On Friday night “Joy” and I went to a public session of the Indiana Michigan Mennonite Conference at Bethany Christian Schools.
“Joy” said the sermon was good, and it was, but what impressed me most was the role of our pastor’s wife as worship leader. I saw her gift as a worship leader with new appreciation.
News anchors and politicians are disturbed by the invasion of citizen privacy by Federal Bureau of Investigation, Internal Revenue Service, and National Security Administration. At the same time congressional committees demand that they be given volumes of emails from the administration, and harass government agencies if they don’t get everything they ask for. So the Old Fool wonders why government agencies must be transparent when high value is placed on privacy as the right of citizens.

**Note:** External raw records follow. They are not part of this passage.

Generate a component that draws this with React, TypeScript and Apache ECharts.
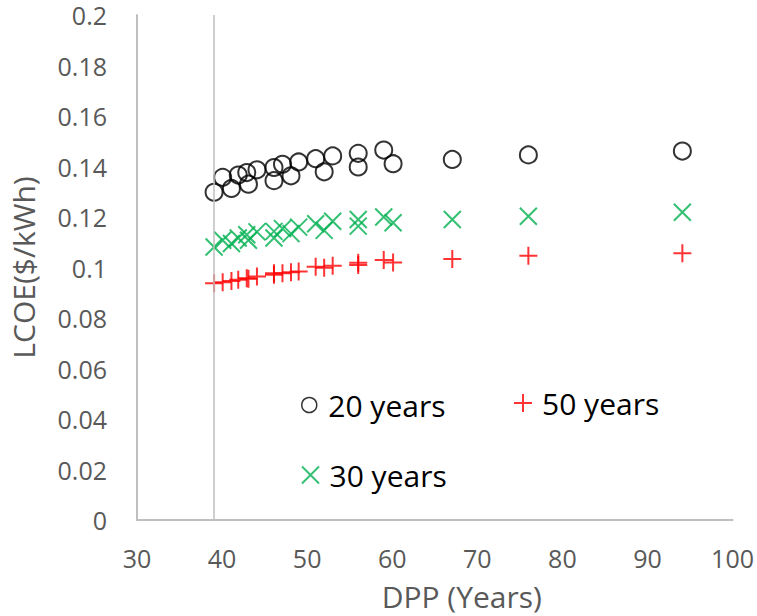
import React, { useEffect, useRef } from "react";
import * as echarts from "echarts";

const dpp = [39.06, 40.07, 41.1, 41.9, 42.9, 43.1, 44.1, 46.1, 46.1, 47.1, 48.1, 49.0, 51.0, 52.0, 53.0, 56.0, 56.0, 59.0, 60.1, 67.06, 76.0, 94.1];
const lcoe20 = [0.1298, 0.1357, 0.1313, 0.1366, 0.1376, 0.133, 0.1387, 0.1396, 0.1344, 0.1409, 0.1363, 0.1418, 0.1431, 0.1379, 0.1442, 0.1452, 0.1398, 0.1465, 0.1411, 0.1428, 0.1446, 0.1461];
const lcoe30 = [0.1081, 0.1108, 0.1095, 0.1117, 0.113, 0.1108, 0.1141, 0.1143, 0.1117, 0.1154, 0.1134, 0.116, 0.1173, 0.1147, 0.1183, 0.119, 0.1164, 0.12, 0.1177, 0.119, 0.1203, 0.1219];
const lcoe50 = [0.0938, 0.0942, 0.0947, 0.0951, 0.0957, 0.0955, 0.0964, 0.0977, 0.0971, 0.0977, 0.0981, 0.0984, 0.1003, 0.0999, 0.1007, 0.1019, 0.101, 0.103, 0.102, 0.1034, 0.1047, 0.1056];
const refLineX = 39.06;
const seriesNames = ["20 years", "50 years", "30 years"];

const FONT = "Open Sans";
const PLUS = "path://M0,-1L0,1M-1,0L1,0";
const CROSS = "path://M-1,-1L1,1M-1,1L1,-1";

export default function App() {
  const ref = useRef<HTMLDivElement>(null);
  useEffect(() => {
    document.body.style.margin = "0";
    const chart = echarts.init(ref.current!, undefined, { renderer: "svg" });
    const pair = (ys: number[]) => dpp.map((x, i) => [x, ys[i]]);
    const legendCommon = {
      orient: "horizontal",
      itemWidth: 28,
      itemHeight: 15,
      textStyle: { fontFamily: FONT, fontSize: 30, color: "#000" },
      selectedMode: false,
    };
    chart.setOption({
      animation: false,
      backgroundColor: "#fff",
      grid: { left: 133, right: 24, top: 15, bottom: 95, containLabel: false },
      xAxis: {
        type: "value",
        min: 30,
        max: 100,
        interval: 10,
        name: "DPP (Years)",
        nameLocation: "middle",
        nameGap: 61,
        nameTextStyle: { fontFamily: FONT, fontSize: 30, lineHeight: 30, color: "#595959", padding: [0, 0, 0, 54] },
        axisLine: { show: true, lineStyle: { color: "#BFBFBF", width: 2 } },
        axisTick: { show: false },
        splitLine: { show: false },
        axisLabel: { fontFamily: FONT, fontSize: 25, lineHeight: 24, color: "#595959", margin: 26 },
      },
      yAxis: {
        type: "value",
        min: 0,
        max: 0.2,
        interval: 0.02,
        name: "LCOE($/kWh)",
        nameLocation: "middle",
        nameGap: 99,
        nameRotate: 90,
        nameTextStyle: { fontFamily: FONT, fontSize: 30, color: "#595959" },
        axisLine: { show: true, lineStyle: { color: "#BFBFBF", width: 2 } },
        axisTick: { show: false },
        splitLine: { show: false },
        axisLabel: { fontFamily: FONT, fontSize: 25, lineHeight: 22, color: "#595959", margin: 30 },
      },
      legend: [
        {
          ...legendCommon,
          data: [seriesNames[0]],
          left: 296,
          top: 385,
          itemStyle: { color: "rgba(0,0,0,0)", borderColor: "#000", borderWidth: 1.5 },
        },
        {
          ...legendCommon,
          data: [seriesNames[1]],
          left: 508,
          top: 383,
          itemHeight: 18,
          itemStyle: { color: "rgba(0,0,0,0)", borderColor: "#FF0000", borderWidth: 2 },
        },
        {
          ...legendCommon,
          data: [seriesNames[2]],
          left: 296,
          top: 455,
          itemHeight: 17,
          itemStyle: { color: "rgba(0,0,0,0)", borderColor: "#00B050", borderWidth: 2 },
        },
      ],
      series: [
        {
          name: seriesNames[0],
          type: "scatter",
          symbol: "circle",
          symbolSize: 17,
          data: pair(lcoe20),
          itemStyle: { color: "rgba(0,0,0,0)", borderColor: "#000", borderWidth: 2 },
          z: 3,
          markLine: {
            silent: true,
            symbol: ["none", "none"],
            label: { show: false },
            lineStyle: { color: "#BFBFBF", width: 1.5, type: "solid" },
            data: [{ xAxis: refLineX }],
          },
        },
        {
          name: seriesNames[1],
          type: "scatter",
          symbol: PLUS,
          symbolSize: 18,
          data: pair(lcoe50),
          itemStyle: { color: "rgba(0,0,0,0)", borderColor: "#FF0000", borderWidth: 2 },
          z: 2,
        },
        {
          name: seriesNames[2],
          type: "scatter",
          symbol: CROSS,
          symbolSize: 17,
          data: pair(lcoe30),
          itemStyle: { color: "rgba(0,0,0,0)", borderColor: "#00B050", borderWidth: 2 },
          z: 2,
        },
      ],
    });
    return () => chart.dispose();
  }, []);
  return <div ref={ref} style={{ width: 757, height: 616 }} />;
}
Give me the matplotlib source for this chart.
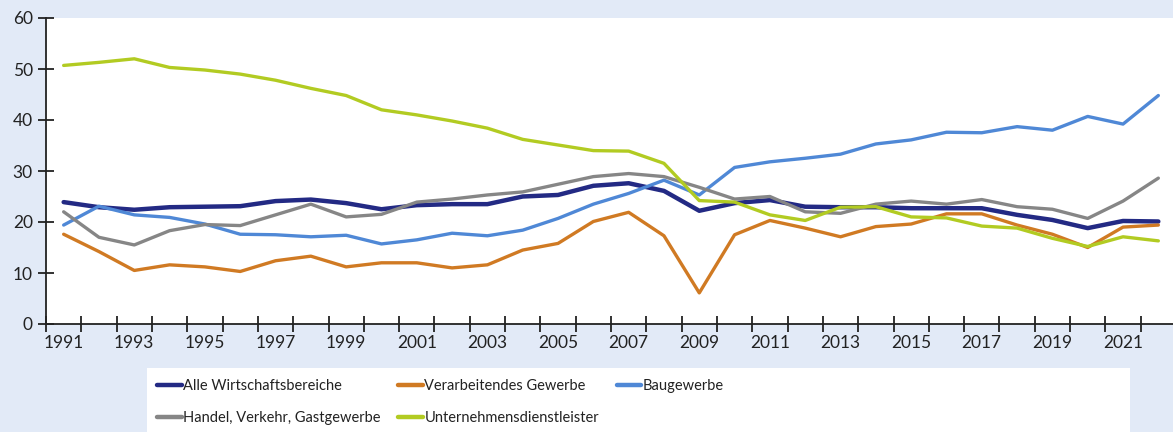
import numpy as np
import matplotlib.pyplot as plt
from matplotlib.patches import Rectangle

plt.rcParams['font.family'] = ['Lato', 'DejaVu Sans']

years = np.arange(1991, 2023)
alle = [23.9, 22.9, 22.4, 22.9, 23.0, 23.1, 24.1, 24.4, 23.7, 22.5,
        23.3, 23.5, 23.5, 25.0, 25.3, 27.1, 27.6, 26.1, 22.2, 23.7,
        24.3, 23.0, 22.9, 22.9, 22.7, 22.7, 22.7, 21.4, 20.4, 18.8,
        20.2, 20.1]
verarb = [17.6, 14.2, 10.5, 11.6, 11.2, 10.3, 12.4, 13.3, 11.2, 12.0,
          12.0, 11.0, 11.6, 14.5, 15.8, 20.1, 21.9, 17.3, 6.1, 17.5,
          20.3, 18.8, 17.1, 19.1, 19.6, 21.6, 21.6, 19.4, 17.6, 15.0,
          19.0, 19.4]
bau = [19.4, 23.1, 21.4, 20.9, 19.6, 17.6, 17.5, 17.1, 17.4, 15.7,
       16.5, 17.8, 17.3, 18.4, 20.7, 23.5, 25.6, 28.2, 25.3, 30.7,
       31.8, 32.5, 33.3, 35.3, 36.1, 37.6, 37.5, 38.7, 38.0, 40.7,
       39.2, 44.8]
handel = [22.0, 17.0, 15.5, 18.3, 19.5, 19.3, 21.4, 23.5, 21.0, 21.5,
          23.9, 24.5, 25.3, 25.9, 27.4, 28.9, 29.5, 28.9, 26.8, 24.5,
          25.0, 22.0, 21.7, 23.5, 24.1, 23.5, 24.4, 23.0, 22.5, 20.7,
          24.1, 28.6]
unternehmen = [50.7, 51.3, 52.0, 50.3, 49.8, 49.0, 47.8, 46.2, 44.8, 42.0,
               41.0, 39.8, 38.4, 36.2, 35.1, 34.0, 33.9, 31.5, 24.2, 23.9,
               21.4, 20.3, 22.9, 23.0, 21.0, 20.8, 19.2, 18.8, 16.8, 15.2,
               17.1, 16.3]

series = [
    ("Alle Wirtschaftsbereiche", alle, '#232a84', 3.2),
    ("Verarbeitendes Gewerbe", verarb, '#d07a23', 2.4),
    ("Baugewerbe", bau, '#4f88d6', 2.4),
    ("Handel, Verkehr, Gastgewerbe", handel, '#868686', 2.4),
    ("Unternehmensdienstleister", unternehmen, '#b2cb22', 2.4),
]

bg = '#e2eaf7'
txt = '#222222'

fig = plt.figure(figsize=(11.73, 4.32), dpi=100, facecolor=bg)
ax = fig.add_axes([46 / 1173, 0.25, (1176 - 46) / 1173, 306 / 432])
ax.set_facecolor('white')

lines = []
for name, vals, col, lw in series:
    ln, = ax.plot(years, vals, color=col, lw=lw, label=name,
                  solid_capstyle='round', solid_joinstyle='round')
    lines.append(ln)

ax.set_xlim(1990.5, 2022.5)
ax.set_ylim(0, 60)
ax.set_yticks(range(0, 61, 10))
ax.set_xticks(np.arange(1990.5, 2023, 1))
ax.set_xticklabels([])
ax.set_xticks(np.arange(1991, 2023, 2), minor=True)
ax.set_xticklabels([str(y) for y in range(1991, 2023, 2)], minor=True)
ax.tick_params(axis='x', which='major', direction='inout', length=11, width=1.3, color='#222222')
ax.tick_params(axis='x', which='minor', length=0, pad=8, labelsize=12.5, labelcolor=txt)
ax.tick_params(axis='y', direction='inout', length=11, width=1.3, color='#222222',
               labelsize=12.5, labelcolor=txt, pad=4)
for s in ['top', 'right']:
    ax.spines[s].set_visible(False)
for s in ['left', 'bottom']:
    ax.spines[s].set_linewidth(1.3)
    ax.spines[s].set_color('#222222')

fig.patches.append(Rectangle((147 / 1173, 0), 983 / 1173, 64 / 432,
                             transform=fig.transFigure, facecolor='white',
                             edgecolor='none', zorder=0))
# row-wise order: column-major fill of 3 columns
order = [0, 3, 1, 4, 2]
leg = fig.legend([lines[i] for i in order], [series[i][0] for i in order],
                 loc='upper left', bbox_to_anchor=(157 / 1173, 53 / 432), ncol=3,
                 frameon=False, prop={'family': ['Lato', 'DejaVu Sans'], 'size': 10.5},
                 handlelength=1.7, handletextpad=0.1, borderpad=0,
                 columnspacing=1.2, labelspacing=1.25, borderaxespad=0)
for t in leg.get_texts():
    t.set_color(txt)
for h in leg.legend_handles:
    h.set_linewidth(3.2)

fig.savefig('out.png', dpi=100, facecolor=bg)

Long ago, the Old Fool decided that anything he communicated through the internet would become public knowledge. He would be happy to have the person who examines the internet for the president to be among the 300 who daily visit www.oldmennofools.com. And I wish he would refer A Red Line to the president or to the state department. Transparency is a good thing.
On Saturday evening I went again to the Indiana-Michigan Mennonite Conference. Again our pastor’s wife was transparent about her gift as a worship leader.
The main speaker was an African-American woman, a co-pastor of the Mennonite Church Without Walls in Elkhart, Indiana, and a pastor’s wife. She was transparent about the difficulties faced by a pastor and a pastor’s wife. She dramatically urged all pastors and pastor’s wives to lay their burdens down, and to let them lay.
The session ended with a communion service. The regional pastors of the conference served the emblems. John Powell, long time African-American churchman, was among them. After all had been served, Powell lingered at the front of the auditorium and movingly led the congregation in singing the spiritual:
Guide my feet while I run this race./ Guide my feet while I run this race. /Guide my feet while I run this race, /for I don’t want to run this race in vain!
Hold my hand while I run this race./Hold my hand while I run this race./Hold my hand while I run this race,/for I don’t want to run this race in vain!
Stand by me while I run this race./Stand by me while I run this race./Stand by me while I run this race./for I don’t want to run this race in vain!